After the increasing installation of new metal-organic chemical vapor deposition (MOCVD) reactors by companies in 2011 as well as a parity between supply and demand in the LED sector, Primasia forecasts that average selling prices (ASPs) for LEDs may drop by 10–15% in 2011. To offset this trend, Epistar aims to grow its sales of high-margin LEDs for TV and lighting application by 55–60% in 2011 (compared with growth of 40–45% in 2010), Primasia says. Previously, on 3 December, Epistar’s VP of finance & accounting Rider Chang said that LED lighting accounts for about 20% of the firm’s sales and backlighting about 50%.
Last month, JPMorgan said that Epistar is in the process of shifting its focus from TV backlights to lighting applications and is undertaking a rapid change in product mix in order to sustain growth in earnings.
Also, in a stock exchange filing on 23 December, Epistar announced that its board has approved a plan to issue (over the next two years) zero-interest five-year euro convertible bonds (ECBs) worth US$280m, mainly for paying back previous US dollar-based loans and for future equipment purchases.
In particular, Epistar is investing an extra US$19.5m in United LED Shan Dong Corp, the joint venture established in China’s Shandong Province last March with Taiwan’s second largest silicon wafer foundry United Microelectronics Corp (UMC, which has a 15% stake in Epistar). Epistar’s investment in the joint venture will hence total US$27.5m (after the two partners initially invested US$8m each), boosting its stake from 50% to 55%.

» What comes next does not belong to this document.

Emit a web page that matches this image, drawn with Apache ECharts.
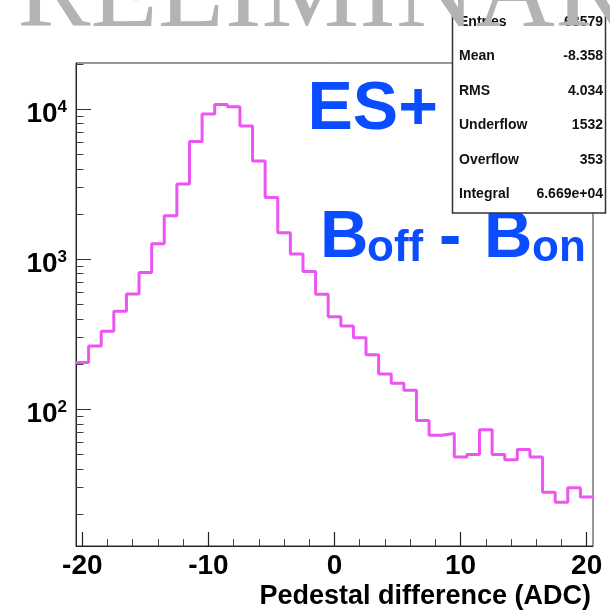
<!DOCTYPE html>
<html>
<head>
<meta charset="utf-8">
<script src="https://cdn.jsdelivr.net/npm/echarts@6/dist/echarts.min.js"></script>
<style>
  html, body { margin: 0; padding: 0; background: #fff; }
  #chart { width: 610px; height: 611px; }
</style>
</head>
<body>
<div id="chart"></div>
<script>
// Pedestal difference histogram, ES+ (B off - B on), 1 ADC bins
const binCenters = [-20, -19, -18, -17, -16, -15, -14, -13, -12, -11, -10, -9, -8, -7, -6, -5, -4, -3, -2, -1,
  0, 1, 2, 3, 4, 5, 6, 7, 8, 9, 10, 11, 12, 13, 14, 15, 16, 17, 18, 19, 20];
const binCounts = [205, 264, 331, 450, 587, 815, 1265, 1944, 3162, 6085, 9260, 10740, 10360, 7700, 4500, 2578, 1497, 1084, 826, 584,
  414, 359, 300, 231, 172, 149, 134, 84, 67, 69, 48, 50, 73, 50, 46, 54, 48, 28, 24, 30, 26];
const binWidth = 1;

// Axis ticks
const xMajorTicks = [-20, -10, 0, 10, 20];
const xMinorTicks = [-18, -16, -14, -12, -8, -6, -4, -2, 2, 4, 6, 8, 12, 14, 16, 18];
const yMajorTicks = [100, 1000, 10000];
const yMinorTicks = [20, 30, 40, 50, 60, 70, 80, 90, 200, 300, 400, 500, 600, 700, 800, 900,
  2000, 3000, 4000, 5000, 6000, 7000, 8000, 9000, 20000];

// Statistics box
const statNames = ['Entries', 'Mean', 'RMS', 'Underflow', 'Overflow', 'Integral'];
const statValues = ['68579', '-8.358', '4.034', '1532', '353', '6.669e+04'];

const xTitle = 'Pedestal difference (ADC)';
const watermark = 'PRELIMINARY';

const SANS = '"Liberation Sans", Arial, Helvetica, sans-serif';
const SERIF = '"Liberation Serif", "Times New Roman", serif';
const BLUE = '#0a4cff';

// Step outline from bin low edges, closed at the last bin's upper edge
const steps = binCenters.map((c, i) => [c - binWidth / 2, binCounts[i]]);
steps.push([binCenters[binCenters.length - 1] + binWidth / 2, binCounts[binCounts.length - 1]]);

const chart = echarts.init(document.getElementById('chart'), null, { renderer: 'canvas' });

const statText = [];
statNames.forEach((name, i) => {
  const y = 22 + 34.5 * i;
  statText.push({
    type: 'text', z: 11, x: 459, y: y,
    style: { text: name, fill: '#111', font: 'bold 14px ' + SANS, align: 'left', verticalAlign: 'middle' }
  });
  statText.push({
    type: 'text', z: 11, x: 603, y: y,
    style: { text: statValues[i], fill: '#111', font: 'bold 14px ' + SANS, align: 'right', verticalAlign: 'middle' }
  });
});

const option = {
  backgroundColor: '#fff',
  animation: false,
  grid: {
    left: 76, right: 17, top: 63, bottom: 65,
    show: true, borderColor: '#333', borderWidth: 1, backgroundColor: 'transparent',
    containLabel: false, outerBoundsMode: 'none'
  },
  xAxis: [{
    type: 'value', min: -20.5, max: 20.5,
    axisLine: { show: true, onZero: false, lineStyle: { color: '#222', width: 1 } },
    axisTick: { show: true, inside: true, length: 14, customValues: xMajorTicks, lineStyle: { color: '#222', width: 1.2 } },
    axisLabel: {
      show: true, customValues: xMajorTicks, margin: 6,
      color: '#000', fontSize: 28, fontWeight: 'bold', fontFamily: SANS
    },
    splitLine: { show: false },
    name: xTitle, nameLocation: 'end', nameGap: -2, nameMoveOverlap: false,
    nameTextStyle: {
      color: '#000', fontSize: 27, fontWeight: 'bold', fontFamily: SANS,
      align: 'right', verticalAlign: 'top', padding: [37, 0, 0, 0]
    }
  }, {
    type: 'value', min: -20.5, max: 20.5, position: 'bottom',
    axisLine: { show: false, onZero: false },
    axisTick: { show: true, inside: true, length: 7, customValues: xMinorTicks, lineStyle: { color: '#444', width: 1 } },
    axisLabel: { show: false },
    splitLine: { show: false }
  }],
  yAxis: [{
    type: 'log', logBase: 10, min: 12.27, max: 20270, position: 'left',
    axisLine: { show: true, onZero: false, lineStyle: { color: '#222', width: 1 } },
    axisTick: { show: true, inside: true, length: 15, customValues: yMajorTicks, lineStyle: { color: '#333', width: 1 } },
    axisLabel: {
      show: true, customValues: yMajorTicks, margin: 9, padding: [10, 0, 0, 0],
      formatter: function (v) {
        const e = Math.round(Math.log10(v));
        return '{b|10}{s|' + e + '}';
      },
      rich: {
        b: { fontSize: 28, fontWeight: 'bold', fontFamily: SANS, color: '#000', lineHeight: 30 },
        s: { fontSize: 17, fontWeight: 'bold', fontFamily: SANS, color: '#000', lineHeight: 17, verticalAlign: 'top' }
      }
    },
    splitLine: { show: false },
    minorTick: { show: false }
  }, {
    type: 'log', logBase: 10, min: 12.27, max: 20270, position: 'left',
    axisLine: { show: false, onZero: false },
    axisTick: { show: true, inside: true, length: 7.5, customValues: yMinorTicks, lineStyle: { color: '#444', width: 1 } },
    axisLabel: { show: false },
    splitLine: { show: false }
  }],
  series: [{
    type: 'line', xAxisIndex: 0, yAxisIndex: 0,
    step: 'end', symbol: 'none', clip: true,
    lineStyle: { color: '#ec55f2', width: 3 },
    data: steps, z: 3
  }],
  graphic: [
    {
      type: 'text', z: 5, x: 307.5, y: 110.5,
      style: { text: 'ES+', fill: BLUE, font: 'bold 68px ' + SANS, verticalAlign: 'middle' }
    },
    {
      type: 'text', z: 5, x: 320, y: 239,
      style: { text: 'B', fill: BLUE, font: 'bold 67px ' + SANS, verticalAlign: 'middle' }
    },
    {
      type: 'text', z: 5, x: 367, y: 248.5,
      style: { text: 'off', fill: BLUE, font: 'bold 44px ' + SANS, verticalAlign: 'middle' }
    },
    {
      type: 'text', z: 5, x: 439, y: 239,
      style: { text: '-', fill: BLUE, font: 'bold 67px ' + SANS, verticalAlign: 'middle' }
    },
    {
      type: 'text', z: 5, x: 484, y: 239,
      style: { text: 'B', fill: BLUE, font: 'bold 67px ' + SANS, verticalAlign: 'middle' }
    },
    {
      type: 'text', z: 5, x: 532, y: 248.5,
      style: { text: 'on', fill: BLUE, font: 'bold 44px ' + SANS, verticalAlign: 'middle' }
    },
    {
      type: 'rect', z: 10,
      shape: { x: 452.5, y: -1, width: 153, height: 214 },
      style: { fill: '#fff', stroke: '#333', lineWidth: 1.5 }
    }
  ].concat(statText).concat([
    {
      type: 'text', z: 20, x: -44, y: -3,
      style: { text: watermark, fill: '#b3b3b3', font: '110px ' + SERIF, verticalAlign: 'middle' }
    }
  ])
};

chart.setOption(option);
</script>
</body>
</html>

Despite worries of over-supply in the LED industry in 2011, Epistar says that short-term changes in terms of seasonality and supply–demand issues are hard to avoid, and it remains optimistic about future potential LED market growth (particularly due to continued growing demand for LED lighting), according to a report in Digitimes. The firm believes it should start funding capacity expansion for future demand, so that it will have enough capacity to handle orders when they arise.